Kismuz / btgym

Scalable, event-driven, deep-learning-friendly backtesting library
https://kismuz.github.io/btgym/
GNU Lesser General Public License v3.0
981 stars 259 forks source link

How to separate the whole dataset into train and test datasets and perform back-test #72

Closed shisi-cc closed 5 years ago

shisi-cc commented 5 years ago

Hi, I appreciate your trading platform and currently perform my own reinforcement learning in btgym. It seems the training process is performed over the whole dataset. How can I separate the whole dataset into train and test datasets and perform back-test?

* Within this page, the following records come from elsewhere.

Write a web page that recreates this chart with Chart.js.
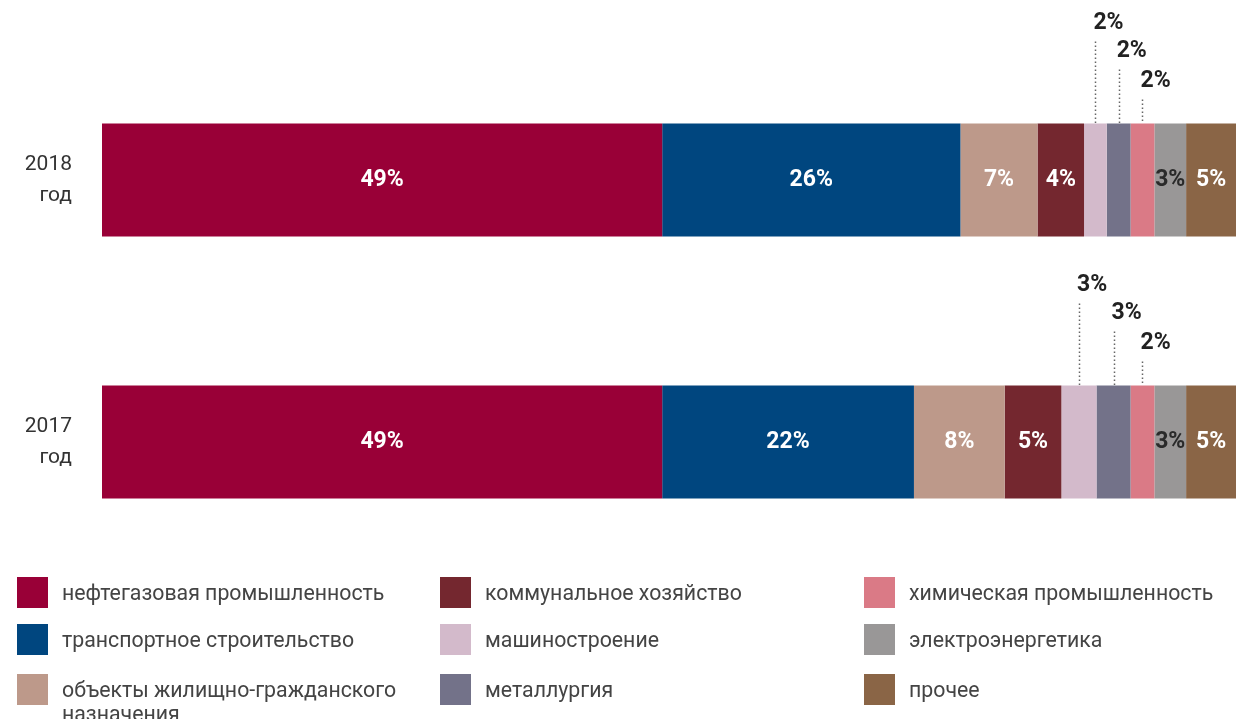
<!DOCTYPE html>
<html>
<head>
<meta charset="utf-8">
<script src="https://cdn.jsdelivr.net/npm/chart.js@4/dist/chart.umd.min.js"></script>
<style>
  body { margin: 0; background: #fff; }
  #wrap { position: relative; width: 1236px; height: 719px; overflow: hidden; }
  #chart { position: absolute; left: 0; top: 0; }
  .leg { position: absolute; font-family: Roboto, sans-serif; font-size: 21.3px; color: #444; line-height: 24px; }
  .leg .sq { position: absolute; left: 0; top: 0; width: 31px; height: 31px; }
  .leg .tx { position: absolute; left: 45px; top: 4px; width: 350px; }
</style>
</head>
<body>
<div id="wrap">
  <canvas id="chart" width="1236" height="719"></canvas>
  <div id="legend"></div>
</div>
<script>
const years = ['2018', '2017'];

const sectors = [
  'нефтегазовая промышленность',
  'транспортное строительство',
  'объекты жилищно-гражданского назначения',
  'коммунальное хозяйство',
  'машиностроение',
  'металлургия',
  'химическая промышленность',
  'электроэнергетика',
  'прочее'
];

// ширина сегментов, % (оценка по картинке), по годам [2018, 2017]
const neftegaz = [49.4, 49.4];
const transport = [26.3, 22.2];
const zhilie = [6.8, 8.0];
const kommunal = [4.1, 5.0];
const mashin = [2.0, 3.1];
const metall = [2.1, 3.0];
const himiya = [2.1, 2.1];
const energo = [2.8, 2.8];
const prochee = [4.4, 4.4];

// подписи, как на графике
const shown2018 = ['49%', '26%', '7%', '4%', '2%', '2%', '2%', '3%', '5%'];
const shown2017 = ['49%', '22%', '8%', '5%', '3%', '3%', '2%', '3%', '5%'];
const shown = [shown2018, shown2017];

const colors = ['#990037', '#00467f', '#bd998a', '#74272f', '#d3bacb', '#737289', '#da7a86', '#999797', '#8a6546'];
const textColors = ['#fff', '#fff', '#fff', '#fff', '#222', '#222', '#222', '#2a2a2a', '#fff'];
const outsideSets = [4, 5, 6];
const outsideOffsets = [100, 72, 42];

const series = [neftegaz, transport, zhilie, kommunal, mashin, metall, himiya, energo, prochee];

const segLabels = {
  id: 'segLabels',
  afterDatasetsDraw(chart) {
    const ctx = chart.ctx;
    const ys = chart.scales.y;
    ctx.save();
    // подписи годов
    ctx.fillStyle = '#333';
    ctx.font = '21px Roboto, sans-serif';
    ctx.textAlign = 'right';
    ctx.textBaseline = 'middle';
    chart.data.labels.forEach((lab, j) => {
      const y = ys.getPixelForValue(j);
      ctx.fillText(lab, 72, y - 15);
      ctx.fillText('год', 72, y + 16);
    });
    // подписи сегментов
    ctx.font = 'bold 23px Roboto, sans-serif';
    chart.data.datasets.forEach((ds, i) => {
      const meta = chart.getDatasetMeta(i);
      meta.data.forEach((bar, j) => {
        const p = bar.getProps(['x', 'y', 'base', 'height'], true);
        const cx = (p.x + p.base) / 2;
        const text = shown[j][i];
        const k = outsideSets.indexOf(i);
        if (k >= 0) {
          const top = p.y - p.height / 2;
          const ty = top - outsideOffsets[k];
          ctx.fillStyle = '#222';
          ctx.textAlign = 'left';
          ctx.fillText(text, cx - 2, ty);
          ctx.strokeStyle = '#666';
          ctx.lineWidth = 1.5;
          ctx.setLineDash([1.5, 2.5]);
          ctx.beginPath();
          ctx.moveTo(Math.round(cx) + 0.5, ty + 18);
          ctx.lineTo(Math.round(cx) + 0.5, top);
          ctx.stroke();
          ctx.setLineDash([]);
        } else {
          ctx.fillStyle = textColors[i];
          ctx.textAlign = 'center';
          ctx.fillText(text, cx, p.y);
        }
      });
    });
    ctx.restore();
  }
};

new Chart(document.getElementById('chart'), {
  type: 'bar',
  data: {
    labels: years,
    datasets: series.map((d, i) => ({
      label: sectors[i],
      data: d,
      backgroundColor: colors[i],
      borderWidth: 0,
      barPercentage: 0.431,
      categoryPercentage: 1
    }))
  },
  options: {
    indexAxis: 'y',
    responsive: false,
    animation: false,
    layout: { padding: { left: 102, right: 0, top: 49, bottom: 146 } },
    plugins: { legend: { display: false }, tooltip: { enabled: false } },
    scales: {
      x: { stacked: true, min: 0, max: 100, display: false },
      y: { stacked: true, display: false }
    }
  },
  plugins: [segLabels]
});

// легенда: 3 колонки по 3 строки
const legend = document.getElementById('legend');
const colX = [17, 440, 864];
const rowY = [577, 624, 674];
sectors.forEach((name, i) => {
  const el = document.createElement('div');
  el.className = 'leg';
  el.style.left = colX[Math.floor(i / 3)] + 'px';
  el.style.top = rowY[i % 3] + 'px';
  el.innerHTML = '<div class="sq" style="background:' + colors[i] + '"></div><div class="tx">' + name + '</div>';
  legend.appendChild(el);
});
</script>
</body>
</html>
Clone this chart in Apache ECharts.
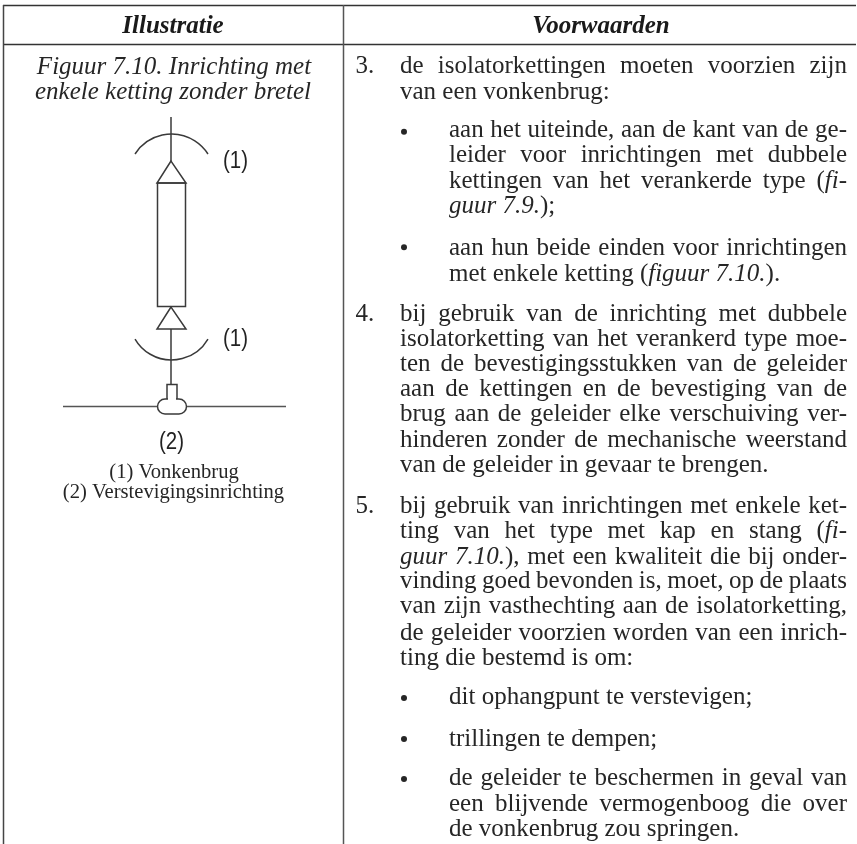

Kismuz commented 5 years ago

@shisi-cc, BTgymDataset class has built-in method for fixed train/test splitting by setting target_period kwarg:

domain = BTgymDataset(
    filename=filename,
    episode_duration={'days': 0, 'hours': 22, 'minutes': 0},
    time_gap={'days': 0, 'hours': 12},  # episode duration tolerance
    start_00=False,
    start_weekdays={0, 1, 2, 3, 4, 5, 6},
    parsing_params=parsing_params,
    target_period={'days': 1, 'hours': 0, 'minutes': 0},  # reserve 1 final day as test set
)

If you use built in trainer framework like A3C you can than set trainer class kwarg episode_train_test_cycle to, say: episode_train_test_cycle=(10, 1), which say each runner to perform 1 test episode after 10 train ones (default setting is episode_train_test_cycle=(1, 0), means 'no tests').

I you use your own training framework, you should implement train/test sampling routing yourself, see: #54 (esp. lower part; also about rolling_split feature).

Doc: https://kismuz.github.io/btgym/btgym.datafeed.html#btgym.datafeed.derivative.BTgymDataset

shisi-cc commented 5 years ago

Oh, I see. I will read the issue. Thank you very much!